= Raw data =
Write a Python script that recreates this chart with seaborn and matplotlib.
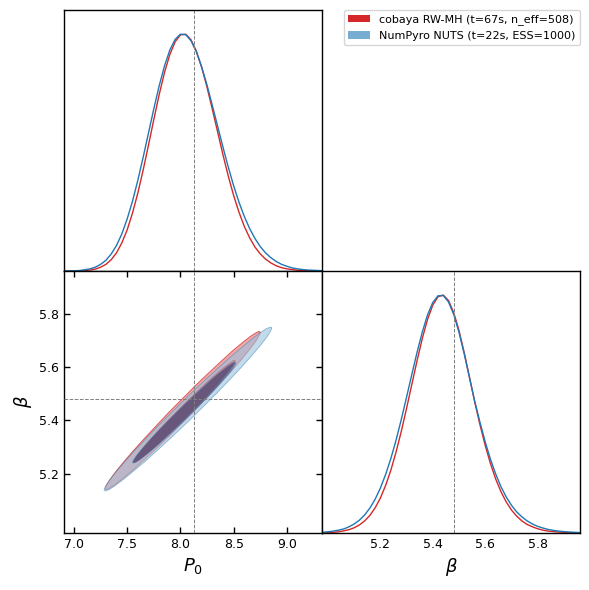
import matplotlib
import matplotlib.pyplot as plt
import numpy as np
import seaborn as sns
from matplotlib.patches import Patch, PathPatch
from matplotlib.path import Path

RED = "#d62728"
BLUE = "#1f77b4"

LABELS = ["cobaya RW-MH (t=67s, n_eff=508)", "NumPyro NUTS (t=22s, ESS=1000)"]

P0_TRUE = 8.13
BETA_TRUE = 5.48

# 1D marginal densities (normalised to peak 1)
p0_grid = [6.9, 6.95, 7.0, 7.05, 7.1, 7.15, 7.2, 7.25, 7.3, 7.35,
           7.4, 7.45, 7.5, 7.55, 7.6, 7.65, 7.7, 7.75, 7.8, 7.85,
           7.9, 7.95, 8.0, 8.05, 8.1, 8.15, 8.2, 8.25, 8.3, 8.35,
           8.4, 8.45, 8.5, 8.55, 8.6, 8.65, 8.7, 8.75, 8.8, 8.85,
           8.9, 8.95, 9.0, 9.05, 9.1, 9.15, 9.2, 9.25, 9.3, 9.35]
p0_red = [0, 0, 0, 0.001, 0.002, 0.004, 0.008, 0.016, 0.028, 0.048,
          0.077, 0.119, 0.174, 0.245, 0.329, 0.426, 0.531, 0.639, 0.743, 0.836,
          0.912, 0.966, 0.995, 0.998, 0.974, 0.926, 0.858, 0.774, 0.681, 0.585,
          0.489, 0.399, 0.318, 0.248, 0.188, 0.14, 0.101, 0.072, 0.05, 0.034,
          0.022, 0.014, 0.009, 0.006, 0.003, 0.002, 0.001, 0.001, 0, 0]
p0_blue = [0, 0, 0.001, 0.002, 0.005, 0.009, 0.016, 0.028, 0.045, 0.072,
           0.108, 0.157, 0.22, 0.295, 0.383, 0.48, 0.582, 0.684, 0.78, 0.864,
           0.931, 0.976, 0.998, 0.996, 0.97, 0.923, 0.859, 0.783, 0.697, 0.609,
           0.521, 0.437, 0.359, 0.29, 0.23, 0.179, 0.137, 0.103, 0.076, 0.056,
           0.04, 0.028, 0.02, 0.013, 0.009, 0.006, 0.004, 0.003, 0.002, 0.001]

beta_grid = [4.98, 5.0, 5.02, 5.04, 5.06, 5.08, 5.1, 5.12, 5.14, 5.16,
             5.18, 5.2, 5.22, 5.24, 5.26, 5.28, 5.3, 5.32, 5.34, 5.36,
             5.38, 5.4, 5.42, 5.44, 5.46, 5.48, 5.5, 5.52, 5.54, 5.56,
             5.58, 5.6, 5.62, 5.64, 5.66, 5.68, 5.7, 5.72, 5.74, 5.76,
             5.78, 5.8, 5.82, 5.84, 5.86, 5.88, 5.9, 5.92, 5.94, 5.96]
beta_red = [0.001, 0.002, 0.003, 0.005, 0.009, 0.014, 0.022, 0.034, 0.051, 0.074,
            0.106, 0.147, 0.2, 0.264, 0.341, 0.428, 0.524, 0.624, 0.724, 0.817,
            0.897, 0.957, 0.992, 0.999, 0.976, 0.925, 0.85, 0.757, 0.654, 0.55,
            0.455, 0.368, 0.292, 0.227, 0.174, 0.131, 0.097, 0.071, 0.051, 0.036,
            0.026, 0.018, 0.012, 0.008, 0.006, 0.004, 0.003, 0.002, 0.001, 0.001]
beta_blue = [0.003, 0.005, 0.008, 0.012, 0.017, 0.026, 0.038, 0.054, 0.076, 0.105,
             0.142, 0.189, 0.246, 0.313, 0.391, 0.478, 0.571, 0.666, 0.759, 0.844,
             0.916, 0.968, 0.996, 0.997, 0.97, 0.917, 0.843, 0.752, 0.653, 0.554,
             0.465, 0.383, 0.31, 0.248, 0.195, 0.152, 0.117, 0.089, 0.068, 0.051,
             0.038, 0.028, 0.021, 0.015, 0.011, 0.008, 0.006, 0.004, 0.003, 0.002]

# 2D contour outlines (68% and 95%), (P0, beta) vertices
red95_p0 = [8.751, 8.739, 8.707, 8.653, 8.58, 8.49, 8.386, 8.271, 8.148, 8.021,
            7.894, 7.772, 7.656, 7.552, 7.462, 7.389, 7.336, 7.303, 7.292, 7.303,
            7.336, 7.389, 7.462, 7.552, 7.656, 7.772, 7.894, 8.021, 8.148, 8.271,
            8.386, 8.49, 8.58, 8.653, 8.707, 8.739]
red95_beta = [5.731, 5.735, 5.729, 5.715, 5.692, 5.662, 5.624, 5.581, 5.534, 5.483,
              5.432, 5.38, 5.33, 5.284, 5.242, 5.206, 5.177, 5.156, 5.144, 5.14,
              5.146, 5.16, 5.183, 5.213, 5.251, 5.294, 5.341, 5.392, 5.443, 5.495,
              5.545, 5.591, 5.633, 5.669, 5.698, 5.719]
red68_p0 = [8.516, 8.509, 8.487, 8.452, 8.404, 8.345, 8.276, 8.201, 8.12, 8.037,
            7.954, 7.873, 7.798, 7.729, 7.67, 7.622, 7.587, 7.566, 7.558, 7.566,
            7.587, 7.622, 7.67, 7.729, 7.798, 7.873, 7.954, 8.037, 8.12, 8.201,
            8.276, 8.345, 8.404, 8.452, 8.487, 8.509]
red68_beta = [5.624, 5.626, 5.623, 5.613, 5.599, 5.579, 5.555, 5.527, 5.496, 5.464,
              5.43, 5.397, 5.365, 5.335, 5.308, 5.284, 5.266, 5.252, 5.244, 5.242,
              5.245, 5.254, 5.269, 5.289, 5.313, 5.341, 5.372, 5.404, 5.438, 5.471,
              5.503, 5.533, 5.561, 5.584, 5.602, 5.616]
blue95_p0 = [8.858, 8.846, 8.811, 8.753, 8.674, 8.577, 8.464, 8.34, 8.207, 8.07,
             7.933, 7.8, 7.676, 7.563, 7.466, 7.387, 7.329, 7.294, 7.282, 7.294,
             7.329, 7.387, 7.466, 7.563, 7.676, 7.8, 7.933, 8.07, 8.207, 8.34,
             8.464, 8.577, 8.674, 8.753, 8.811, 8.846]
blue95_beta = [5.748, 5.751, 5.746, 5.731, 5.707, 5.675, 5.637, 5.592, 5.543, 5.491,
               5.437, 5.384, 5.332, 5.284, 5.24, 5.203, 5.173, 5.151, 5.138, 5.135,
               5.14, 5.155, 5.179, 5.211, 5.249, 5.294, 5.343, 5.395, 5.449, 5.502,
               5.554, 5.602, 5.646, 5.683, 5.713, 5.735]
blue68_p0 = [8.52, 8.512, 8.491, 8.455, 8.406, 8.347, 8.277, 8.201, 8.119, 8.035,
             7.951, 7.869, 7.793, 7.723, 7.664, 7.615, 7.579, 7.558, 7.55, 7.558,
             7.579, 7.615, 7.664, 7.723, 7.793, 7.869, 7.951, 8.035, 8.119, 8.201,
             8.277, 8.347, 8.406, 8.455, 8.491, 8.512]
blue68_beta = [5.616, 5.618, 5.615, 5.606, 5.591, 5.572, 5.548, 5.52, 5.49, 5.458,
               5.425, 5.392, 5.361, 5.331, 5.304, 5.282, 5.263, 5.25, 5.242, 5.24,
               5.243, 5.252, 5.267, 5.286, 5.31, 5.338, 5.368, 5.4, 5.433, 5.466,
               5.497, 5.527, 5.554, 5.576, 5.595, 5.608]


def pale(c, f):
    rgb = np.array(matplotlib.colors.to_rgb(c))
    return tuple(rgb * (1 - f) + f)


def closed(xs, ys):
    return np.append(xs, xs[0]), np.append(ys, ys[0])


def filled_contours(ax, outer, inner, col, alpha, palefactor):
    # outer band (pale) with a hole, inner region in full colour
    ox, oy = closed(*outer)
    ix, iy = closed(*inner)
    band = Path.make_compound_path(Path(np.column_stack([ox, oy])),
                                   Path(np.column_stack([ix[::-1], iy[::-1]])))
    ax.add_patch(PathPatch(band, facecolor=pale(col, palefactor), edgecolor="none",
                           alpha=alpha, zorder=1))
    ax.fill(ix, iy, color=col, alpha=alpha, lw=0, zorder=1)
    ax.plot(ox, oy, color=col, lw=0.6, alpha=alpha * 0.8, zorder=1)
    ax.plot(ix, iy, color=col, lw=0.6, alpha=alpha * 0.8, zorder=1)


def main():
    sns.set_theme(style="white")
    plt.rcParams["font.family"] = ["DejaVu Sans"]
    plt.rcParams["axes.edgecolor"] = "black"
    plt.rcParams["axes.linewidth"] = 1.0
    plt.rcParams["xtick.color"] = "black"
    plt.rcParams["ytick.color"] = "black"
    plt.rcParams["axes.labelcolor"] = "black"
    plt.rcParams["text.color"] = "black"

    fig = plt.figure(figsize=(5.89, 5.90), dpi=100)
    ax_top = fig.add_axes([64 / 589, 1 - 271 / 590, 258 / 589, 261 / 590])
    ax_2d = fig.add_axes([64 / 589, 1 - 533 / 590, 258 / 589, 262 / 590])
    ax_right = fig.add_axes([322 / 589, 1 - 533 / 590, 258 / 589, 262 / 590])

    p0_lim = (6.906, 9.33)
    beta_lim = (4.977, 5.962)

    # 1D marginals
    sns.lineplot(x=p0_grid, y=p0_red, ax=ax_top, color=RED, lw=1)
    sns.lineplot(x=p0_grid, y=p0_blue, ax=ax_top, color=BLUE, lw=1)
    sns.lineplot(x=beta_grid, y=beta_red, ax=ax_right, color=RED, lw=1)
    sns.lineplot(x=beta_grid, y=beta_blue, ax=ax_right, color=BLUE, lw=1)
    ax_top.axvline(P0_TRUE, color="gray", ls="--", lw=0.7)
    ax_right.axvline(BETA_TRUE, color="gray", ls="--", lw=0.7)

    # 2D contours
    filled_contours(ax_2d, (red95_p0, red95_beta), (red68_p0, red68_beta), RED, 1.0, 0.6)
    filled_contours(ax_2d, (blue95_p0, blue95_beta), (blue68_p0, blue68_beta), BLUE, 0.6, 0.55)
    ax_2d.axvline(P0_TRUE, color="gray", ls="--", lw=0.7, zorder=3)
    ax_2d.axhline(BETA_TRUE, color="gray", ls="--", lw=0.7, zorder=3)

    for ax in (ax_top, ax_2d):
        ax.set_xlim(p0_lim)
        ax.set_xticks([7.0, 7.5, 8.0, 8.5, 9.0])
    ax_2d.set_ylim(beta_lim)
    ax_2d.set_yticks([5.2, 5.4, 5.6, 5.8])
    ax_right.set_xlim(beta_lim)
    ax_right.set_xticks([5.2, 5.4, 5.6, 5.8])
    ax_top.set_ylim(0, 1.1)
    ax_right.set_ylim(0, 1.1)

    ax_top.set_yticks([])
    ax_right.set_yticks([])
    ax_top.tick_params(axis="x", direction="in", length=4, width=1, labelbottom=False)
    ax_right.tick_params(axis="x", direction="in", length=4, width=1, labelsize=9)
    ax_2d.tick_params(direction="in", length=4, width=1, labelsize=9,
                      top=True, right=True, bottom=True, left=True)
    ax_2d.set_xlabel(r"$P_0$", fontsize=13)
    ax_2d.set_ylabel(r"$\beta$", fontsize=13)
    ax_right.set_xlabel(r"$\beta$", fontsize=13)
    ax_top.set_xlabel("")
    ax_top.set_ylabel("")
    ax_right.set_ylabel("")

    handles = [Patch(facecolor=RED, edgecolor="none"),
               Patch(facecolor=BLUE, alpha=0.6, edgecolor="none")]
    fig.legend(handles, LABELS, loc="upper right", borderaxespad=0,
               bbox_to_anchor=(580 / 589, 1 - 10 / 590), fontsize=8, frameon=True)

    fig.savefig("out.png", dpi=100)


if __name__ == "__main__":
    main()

= What you will do =
Starting at the first line of the material, output exactly the lines up to and including the one with "BETA_TRUE = 5.48". Do not include the pictures.

= Written solution =
Write a Python script that recreates this chart with seaborn and matplotlib.
import matplotlib
import matplotlib.pyplot as plt
import numpy as np
import seaborn as sns
from matplotlib.patches import Patch, PathPatch
from matplotlib.path import Path

RED = "#d62728"
BLUE = "#1f77b4"

LABELS = ["cobaya RW-MH (t=67s, n_eff=508)", "NumPyro NUTS (t=22s, ESS=1000)"]

P0_TRUE = 8.13
BETA_TRUE = 5.48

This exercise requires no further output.